North Korea’s zealously monitored ritual of forcibly collecting mandatory show “votes” for a show “parliament” every five years began anew on Sunday, and surprise! Via the AP:
With no one else on the ballot, state media reported Monday that supreme leader Kim Jong Un was not only elected to the highest legislative body in North Korea, he won with the unanimous approval of his district, which had 100% turnout. …
Though results for the other seats in the assembly had not yet been announced, North Korea’s media quickly reported Kim had won in his district — located on the symbolic Mount Paekdu — without a single dissenting ballot. …
“This is an expression of all the service personnel and people’s absolute support and profound trust in supreme leader Kim Jong Un as they single-mindedly remain loyal to him,” the state-run Korean Central News Agency said.
Voters in the election have no choice who to vote for — there is only one candidate’s name on the ballot for each district. Instead, they have the choice of voting yes or no, and according to official accounts virtually all choose yes.

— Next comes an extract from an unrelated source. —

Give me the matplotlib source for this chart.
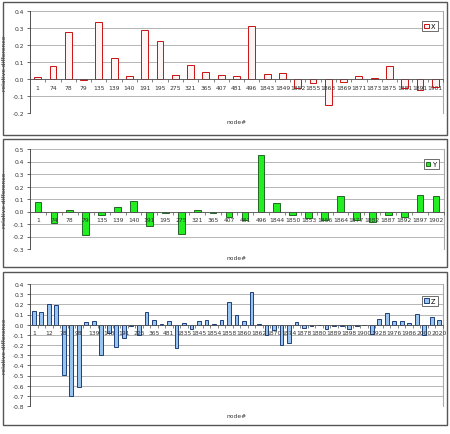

Well. It’s certainly an expression of something, although I don’t know that I’d title it “profound trust.” The state media agency has yet to announce the results for the nearly 700 members of the Supreme People’s Assembly — not that they even matter, because the “votes” for the government-selected, single-candidate ballots are not the basis through which Kim Jong Un is going to be selecting his deputies. Analysts are saying that Kim is looking to institute a shift away from some of the old guard (like the power-player uncle he had executed late last year) in his inner circle and consolidate his power by replacing them with younger, more loyal, and presumably less independently-minded members, via the NYT:
In a country where major military, party and state officials double as legislators, the new parliamentary lineup emerging from Sunday’s election will provide outside analysts a glimpse of who is rising in and falling from Mr. Kim’s favor.
Since he assumed power after the death of his father in December 2011, Mr. Kim has engineered a series of personnel changes and political purges among the elite that outside analysts said were aimed largely at eliminating potential challenges to his rule. The most dramatic purge unfolded in December when Jang Song-thaek, Mr. Kim’s uncle and the second-most powerful man in the North, was executed on charges of corruption and plotting to overthrow Mr. Kim. …
With a newly elected Parliament filled with his own people, Mr. Kim will feel more confident in replacing Mr. Jang, his followers and others who have lost his favor, analysts said.
So, in a nutshell, the only real purposes of this farcical exercise of an “election” are better-coordinated authoritarianism, state-propelled propaganda, and keeping Big-Brotherly close tabs on every man, woman, and child in North Korea. How nice.